March 16 2013
When I was a kid, my dad used to pick up rocks when I wasn’t looking and hurl them into the forest, where they would crash-crash-crash through dry leaves down a hill. “Do you hear that? It’s the bork!” What a bork was, he left to my imagination. Even at that tender age, I didn’t quite believe in the bork, but I never fully came to disbelieve it either. Today, when I look out into a peaceful forest, I imagine the lumpy form of the bork there: the world’s most mysteriously awkward monster.

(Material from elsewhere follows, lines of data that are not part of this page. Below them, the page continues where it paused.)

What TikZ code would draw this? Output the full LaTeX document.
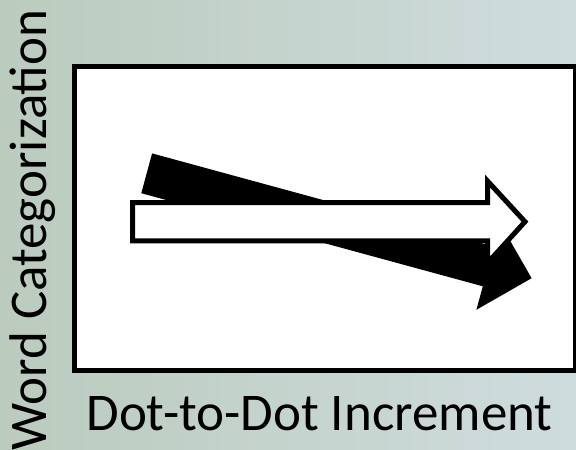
\documentclass[tikz,border=0pt]{standalone}
\usepackage{fontspec}
\setmainfont{Carlito}
\definecolor{bgleft}{RGB}{187,203,189}
\definecolor{bgright}{RGB}{207,220,222}
\tikzset{
  axislabel/.style={font=\fontsize{53}{60}\selectfont, text=black, inner sep=0pt},
  plotbox/.style={draw=black, fill=white, line width=4.5pt},
  blackarrow/.style={fill=black},
  whitearrow/.style={draw=black, fill=white, line width=5pt, line join=miter, miter limit=10}
}
\begin{document}
\begin{tikzpicture}[x=1pt,y=-1pt]
\useasboundingbox (0,0) rectangle (576,450);
\shade[left color=bgleft, right color=bgright] (0,0) rectangle (576,450);
% plot frame
\draw[plotbox] (74.5,66.5) rectangle (575.5,370.5);
% black arrow (descending)
\fill[blackarrow] (152.1,153.4) -- (493.6,246.5) -- (500.0,223.0) -- (531.6,278.2)
  -- (476.4,309.8) -- (482.8,286.3) -- (141.3,193.2) -- cycle;
% white arrow (flat)
\draw[whitearrow] (132.5,202.5) -- (487.5,202.5) -- (487.5,181) -- (525,221.7)
  -- (487.5,263) -- (487.5,240.8) -- (132.5,240.8) -- cycle;
% labels
\node[axislabel, anchor=base] (xlab) at (319.5,430) {Dot-to-Dot Increment};
\node[axislabel, anchor=base, rotate=90] (ylab) at (46.5,230) {Word Categorization};
\end{tikzpicture}
\end{document}
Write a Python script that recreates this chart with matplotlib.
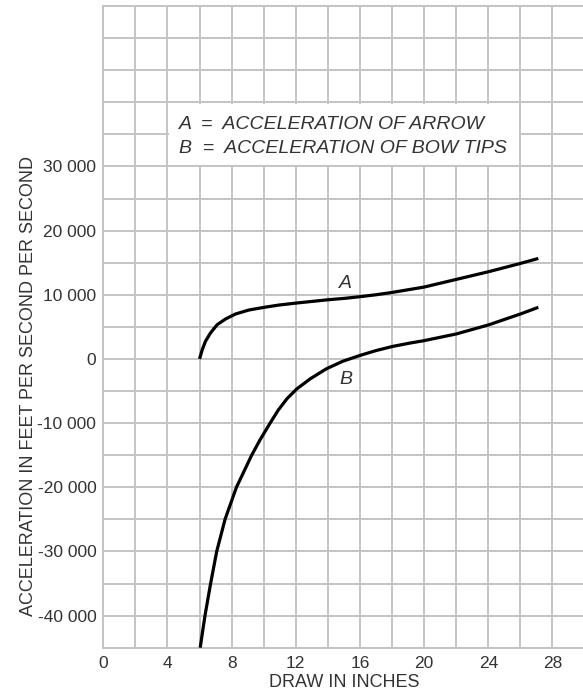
import matplotlib.pyplot as plt
from matplotlib.patches import Rectangle
from matplotlib.ticker import FuncFormatter, MultipleLocator

plt.rcParams['font.family'] = ['Liberation Sans', 'DejaVu Sans']

# curve A: acceleration of arrow
draw_a = [6.0, 6.17, 6.37, 6.68, 7.1, 7.62, 8.24, 9.07, 10.0, 10.93, 12.0, 13.0, 14.0,
          15.08, 16.0, 17.0, 18.0, 20.0, 22.0, 24.0, 26.0, 27.12]
accel_a = [0, 1450, 2750, 4040, 5340, 6220, 7000, 7620, 8030, 8390, 8700, 8960, 9220,
           9450, 9700, 10000, 10360, 11200, 12390, 13580, 14880, 15660]

# curve B: acceleration of bow tips
draw_b = [6.04, 6.34, 6.69, 7.07, 7.59, 8.3, 9.25, 9.75, 10.4, 10.9, 11.45, 12.05, 12.9,
          13.9, 14.93, 15.97, 17.0, 18.04, 19.07, 20.0, 22.0, 24.0, 26.0, 27.12]
accel_b = [-45000, -40000, -35000, -30000, -25000, -20000, -15000, -12700, -10000, -8000,
           -6200, -4700, -3100, -1550, -360, 520, 1300, 1950, 2450, 2850, 3890, 5290,
           7000, 8040]

y_labels = [-40000, -30000, -20000, -10000, 0, 10000, 20000, 30000]
x_labels = [0, 4, 8, 12, 16, 20, 24, 28]

grid_col = "#c4c4c4"
text_col = "#333333"

fig = plt.figure(figsize=(5.83, 6.9), dpi=100)
W, H = 583, 690
ax = fig.add_axes([103.3 / W, 1 - 647.7 / H, 481.2 / W, 641.7 / H])

ax.set_xlim(0, 30)
ax.set_ylim(-45000, 55000)

ax.xaxis.set_minor_locator(MultipleLocator(2))
ax.yaxis.set_minor_locator(MultipleLocator(5000))
ax.set_xticks(x_labels)
ax.set_yticks(y_labels)
ax.yaxis.set_major_formatter(FuncFormatter(lambda v, p: f"{int(v):,}".replace(",", " ")))
ax.grid(which="both", color=grid_col, linewidth=1.4, zorder=0)
ax.set_axisbelow(True)
ax.tick_params(which="both", length=0, labelsize=12.5, colors=text_col)
ax.tick_params(axis="y", pad=5)
ax.tick_params(axis="x", pad=6)
for sp in ax.spines.values():
    sp.set_color(grid_col)
    sp.set_linewidth(1.4)

# legend box sits over the grid
ax.add_patch(Rectangle((4.08, 30250), 21.84, 9500, facecolor="white", edgecolor="none", zorder=1))
ax.text(4.7, 36500, "A  =  ACCELERATION OF ARROW", style="italic", fontsize=14,
        color=text_col, va="center", zorder=2)
ax.text(4.7, 32800, "B  =  ACCELERATION OF BOW TIPS", style="italic", fontsize=14,
        color=text_col, va="center", zorder=2)

for xs, ys in [(draw_a, accel_a), (draw_b, accel_b)]:
    ax.plot(xs, ys, color="black", linewidth=2.3, solid_capstyle="butt",
            solid_joinstyle="round", zorder=3)
ax.text(15.07, 11770, "A", style="italic", fontsize=14, color=text_col, ha="center", va="center")
ax.text(15.1, -3160, "B", style="italic", fontsize=14, color=text_col, ha="center", va="center")

ax.set_xlabel("DRAW IN INCHES", fontsize=13, color=text_col, labelpad=2)
ax.set_ylabel("ACCELERATION IN FEET PER SECOND PER SECOND", fontsize=13, color=text_col)
ax.yaxis.set_label_coords(-0.138, 0.408)

fig.savefig("out.png", dpi=100)
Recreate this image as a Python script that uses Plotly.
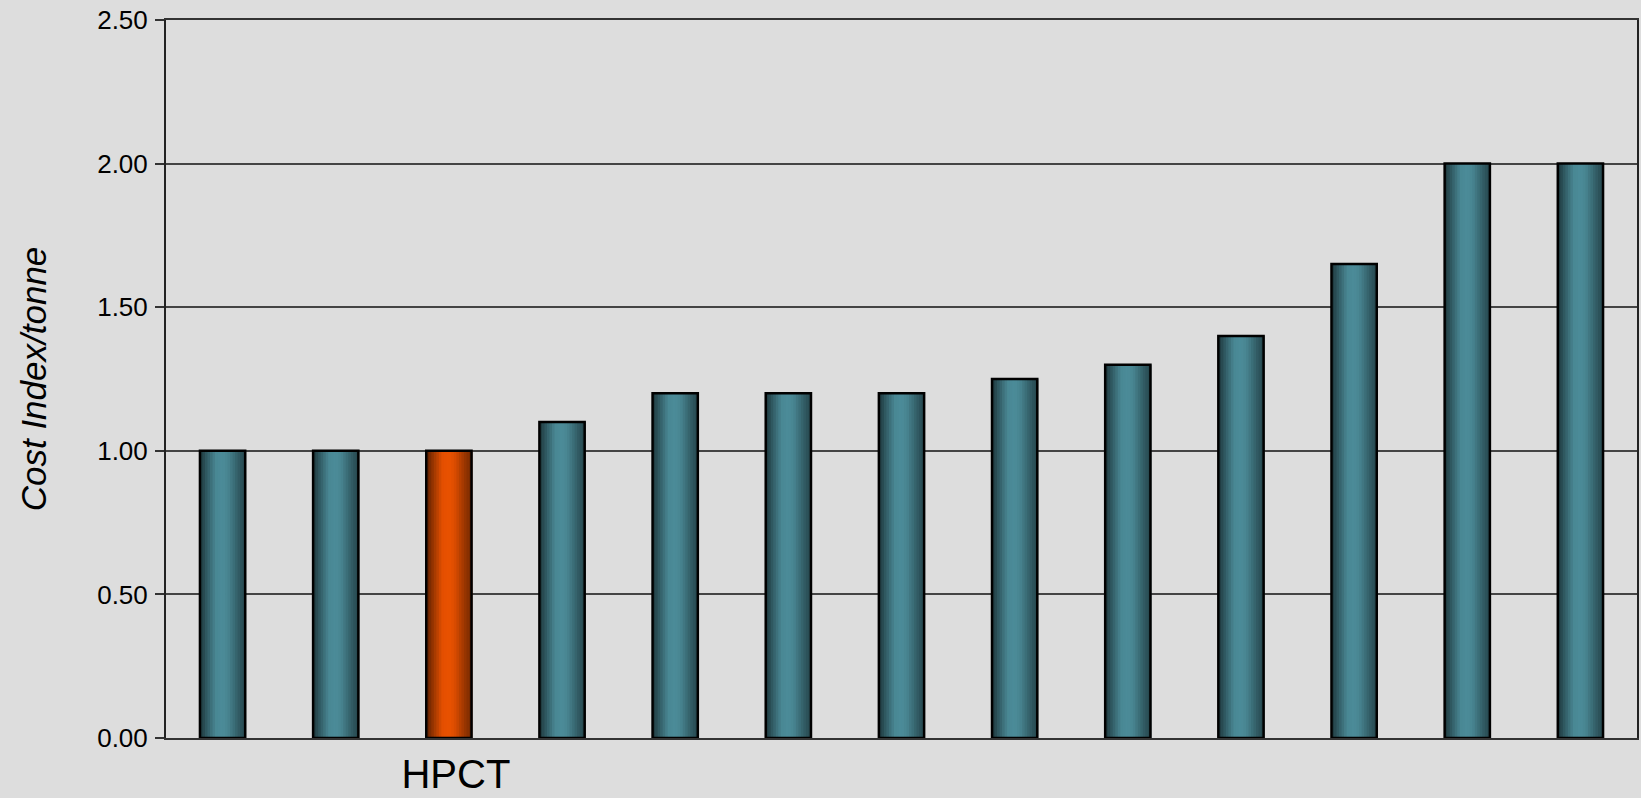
import plotly.graph_objects as go

# ---- data ----
positions = list(range(13))
tick_labels = ["", "", "HPCT", "", "", "", "", "", "", "", "", "", ""]
cost_index = [1.00, 1.00, 1.00, 1.10, 1.20, 1.20, 1.20, 1.25, 1.30, 1.40, 1.65, 2.00, 2.00]
bar_kind = ["peer", "peer", "hpct", "peer", "peer", "peer", "peer", "peer", "peer", "peer", "peer", "peer", "peer"]

# ---- style ----
BG = "#dddddd"
BASE_RGB = {"peer": (76, 140, 153), "hpct": (234, 82, 0)}
BAR_W = 0.4
N_STRIPS = 18
# brightness profile across the bar width (cylinder-like shading)
profile_pts = [(0.0, 0.38), (0.12, 0.60), (0.35, 0.97), (0.5, 1.0), (0.62, 0.95), (0.85, 0.66), (1.0, 0.50)]


def shade(t):
    for (t0, v0), (t1, v1) in zip(profile_pts[:-1], profile_pts[1:]):
        if t0 <= t <= t1:
            return v0 + (v1 - v0) * (t - t0) / (t1 - t0)
    return profile_pts[-1][1]


fig = go.Figure()
strip_w = BAR_W / N_STRIPS
for i in range(N_STRIPS):
    t = (i + 0.5) / N_STRIPS
    s = shade(t)
    cols = []
    for k in bar_kind:
        r, g, b = BASE_RGB[k]
        cols.append(f"rgb({int(r * s)},{int(g * s)},{int(b * s)})")
    fig.add_trace(go.Bar(
        x=positions, y=cost_index,
        width=strip_w * 1.35, offset=-BAR_W / 2 + i * strip_w,
        marker=dict(color=cols, line=dict(width=0)),
        showlegend=False, hoverinfo="skip",
    ))

# outline
fig.add_trace(go.Bar(
    x=positions, y=cost_index, width=BAR_W,
    marker=dict(color="rgba(0,0,0,0)", line=dict(color="#000000", width=2.5)),
    showlegend=False,
))

fig.update_layout(
    barmode="overlay",
    width=1641, height=798,
    margin=dict(l=166, r=4, t=20, b=60, autoexpand=False),
    paper_bgcolor=BG, plot_bgcolor=BG,
    font=dict(family="Liberation Sans, Arial, sans-serif", color="#000000"),
)
fig.update_xaxes(
    range=[-0.5, 12.5], automargin=False,
    tickmode="array", tickvals=positions, ticktext=tick_labels,
    ticks="", tickfont=dict(size=40), ticklabelstandoff=0, ticklabelshift=7,
    showline=True, linecolor="#333333", linewidth=2, mirror=True,
    showgrid=False, zeroline=False,
)
fig.update_yaxes(
    range=[0, 2.5], dtick=0.5, tickformat=".2f", automargin=False,
    tickfont=dict(size=26), ticks="outside", ticklen=9, tickwidth=2, tickcolor="#333333",
    ticklabelstandoff=2,
    showline=True, linecolor="#222222", linewidth=2, mirror=True,
    showgrid=True, gridcolor="#444444", gridwidth=1.5, zeroline=False,
    title=dict(text="<i>Cost Index/tonne</i>", font=dict(size=35), standoff=40),
)

fig.write_html(
    "out.html",
    config={"displayModeBar": False},
    post_script="document.body.style.margin='0';document.body.style.overflow='hidden';",
)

In high school, I spent four months in a supply closet. It was the most logical solution to having been expelled from the bus. I couldn’t get home, and my mom’s coworkers didn’t want a 14 year old sitting with their clients. The metal chair and bare light bulb didn’t bother me. Each day I got to dive into books, and they spoke back with fantastic lives and landscapes. My memory of that drab room is intertwined with the mercenaries of the Black Company, the baffled savior of the Book of the New Sun, the parallel worlds of Amber.
Human imagination works that way: leave a blank space, and given a starter seed, imagination grows and incorporates fresh details.

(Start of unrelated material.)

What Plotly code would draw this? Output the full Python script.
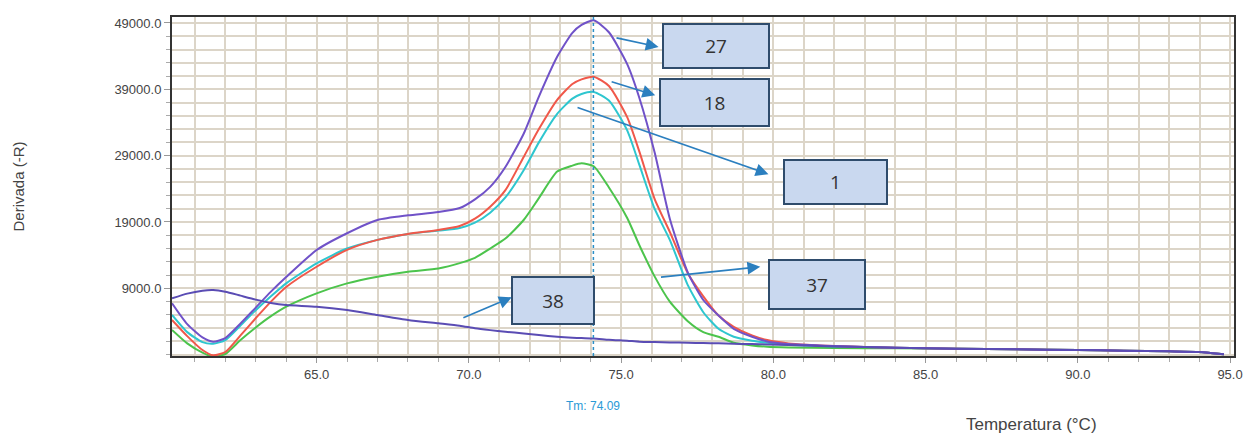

A decade later, I escaped a low point in life with a year overseas. One cold Scottish morning, I hiked alone through a storm of rain and sleet to the top of a mountain, where clouds swirled threateningly overhead and nearby cliffs promised a quick end, if the gusts should push me over. It was, in a word, grim. But in the distance, beyond the shore, the sun broke the clouds and illuminated a string of islands. There in the chaos and gloom, peering through both the physical and mental storm, I saw the distant promise of peace.
I eventually found some creativity and fun in journalism, and two years ago traded for something even better, game development. The islands, closet, bork and others all get a direct role in my life now, especially as I’m a month into my first solo project. Still, it’s terrifying: my earlier life produced plenty of stories, but not many successes.

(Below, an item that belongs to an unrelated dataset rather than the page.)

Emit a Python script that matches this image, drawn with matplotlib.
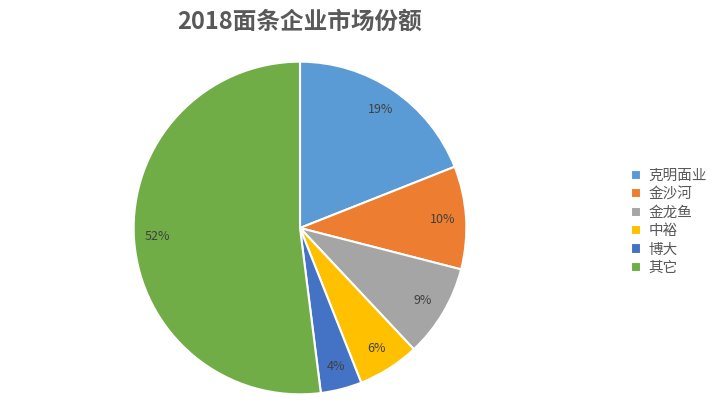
import matplotlib
matplotlib.use("Agg")
import matplotlib.pyplot as plt

plt.rcParams['font.family'] = ['Noto Sans CJK SC', 'DejaVu Sans']

categories = ["克明面业", "金沙河", "金龙鱼", "中裕", "博大", "其它"]
values = [19, 10, 9, 6, 4, 52]
colors = ["#5B9BD5", "#ED7D31", "#A5A5A5", "#FFC000", "#4472C4", "#70AD47"]

fig = plt.figure(figsize=(7.21, 4.11), dpi=100)
ax = fig.add_axes([132/721, 15/411, 336/721, 336/411])
wedges, texts, autotexts = ax.pie(values, colors=colors, startangle=90, counterclock=False,
                                  autopct=lambda p: f"{p:.0f}%", pctdistance=0.86,
                                  wedgeprops=dict(edgecolor="white", linewidth=1.5),
                                  textprops=dict(fontsize=9, color="#404040"))
ax.set_aspect('equal')
ax.set_xlim(-1.01, 1.01)
ax.set_ylim(-1.01, 1.01)
fig.text(300/721, 1 - 22/411, "2018面条企业市场份额", ha="center", va="center",
         fontsize=17, fontweight="bold", color="#595959")
fig.legend(wedges, categories, loc="center left", bbox_to_anchor=(618/721, 1 - 222/411),
           frameon=False, fontsize=10.5, handlelength=0.7, handleheight=0.7,
           labelspacing=0.3, handletextpad=0.5, labelcolor="#595959")
fig.savefig("out.png", dpi=100)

But I’ll exit with one “story” distilled from my years of meeting and writing about tech entrepreneurs, and happily shared in a sentence: nobody has a fucking clue what they’re doing. Not even the ones with gold-plated university pedigrees and careers that started at age 14. If you can deal with the grueling experience of figuring things out, step by step, you can do what they do: fail sometimes, succeed at others.
Thanks, Listserve. I like your stories.